The mane requirements:
Uses the directory structure as the playlists.
Automatically resume playing with engine ignition.
Recursively advance playlists.
Easy deletion of songs.
User interface for navigating songs.
Retain playback position when quit.
2 playback positions have to be stored: 1 for running & 1 for driving
Manual playback from the running position or automatic playback from the driving position, depending on detection of the car speaker & whether it was playing when the engine was stopped.
There were several competing ideas: a cheap, dedicated phone that stayed in the car, a reuse of the same phone for daily use, & a ground up hardware solution on an STM32 discovery board.

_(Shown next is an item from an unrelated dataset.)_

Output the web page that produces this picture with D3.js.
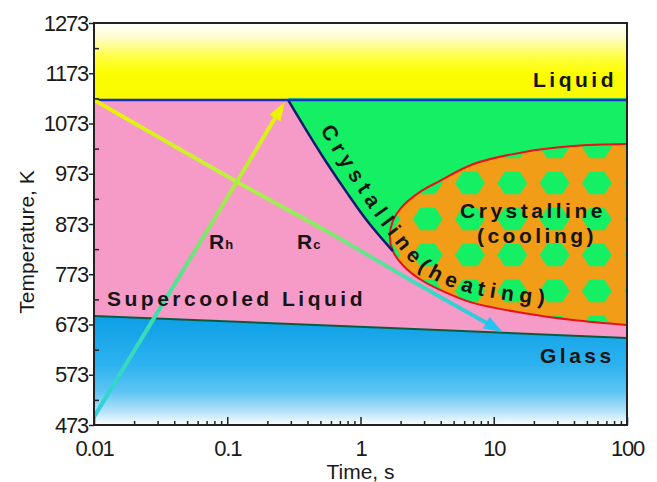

Bluetooth speakers are virtually free, nowadays, so scratch built hardware is pointless. The speaker hardware just has to be modified to begin advertising with engine ignition & output line levels for the car radio. To automatically start playing, the phone can rely on detection of the speaker or some alternate way of detecting the car's state. In another sign of corporate dysfunction, Android automatically resumes playback & resets the volume when a TRS connector is plugged in, but doesn't resume playback or reset the volume when a bluetooth speaker is detected.
Automatic detection of bluetooth speakers has been extremely unreliable, so it may require low energy or a wifi access point in the car. The reliability of a bluetooth system has to be determined before going to a custom solution. Requiring a TRS connector to be plugged in would be very painful.
The program would be some kind of service that always waited for the bluetooth speaker to become present. The mane problem is the phone has to be plugged in to have enough power for such a long drive. For rare, shorter drives, the phone could still be ignored.
The STM32 solution tends to shine when it comes to automating the process. It would store all the songs on its own storage, never have to be touched, & the complexity of detecting the speaker would go away. It would expose a user interface over BLE which would be accessed by the daily phone. It's a lot of redundant code, but so is the dual playhead idea. There's also modifying playlists. The lion kingdom went many years just moving an SD card between the car & the computer, but the future is web based file management.
The user interface still requires firing up the phone, but the user interface was extremely rarely used, 10 years ago.
Dropouts are a real problem for Android, since the spec requires it to stop music playback whenever in the presence of another phone. Lions can bypass the spec by using their own software decoder, but it uses more power.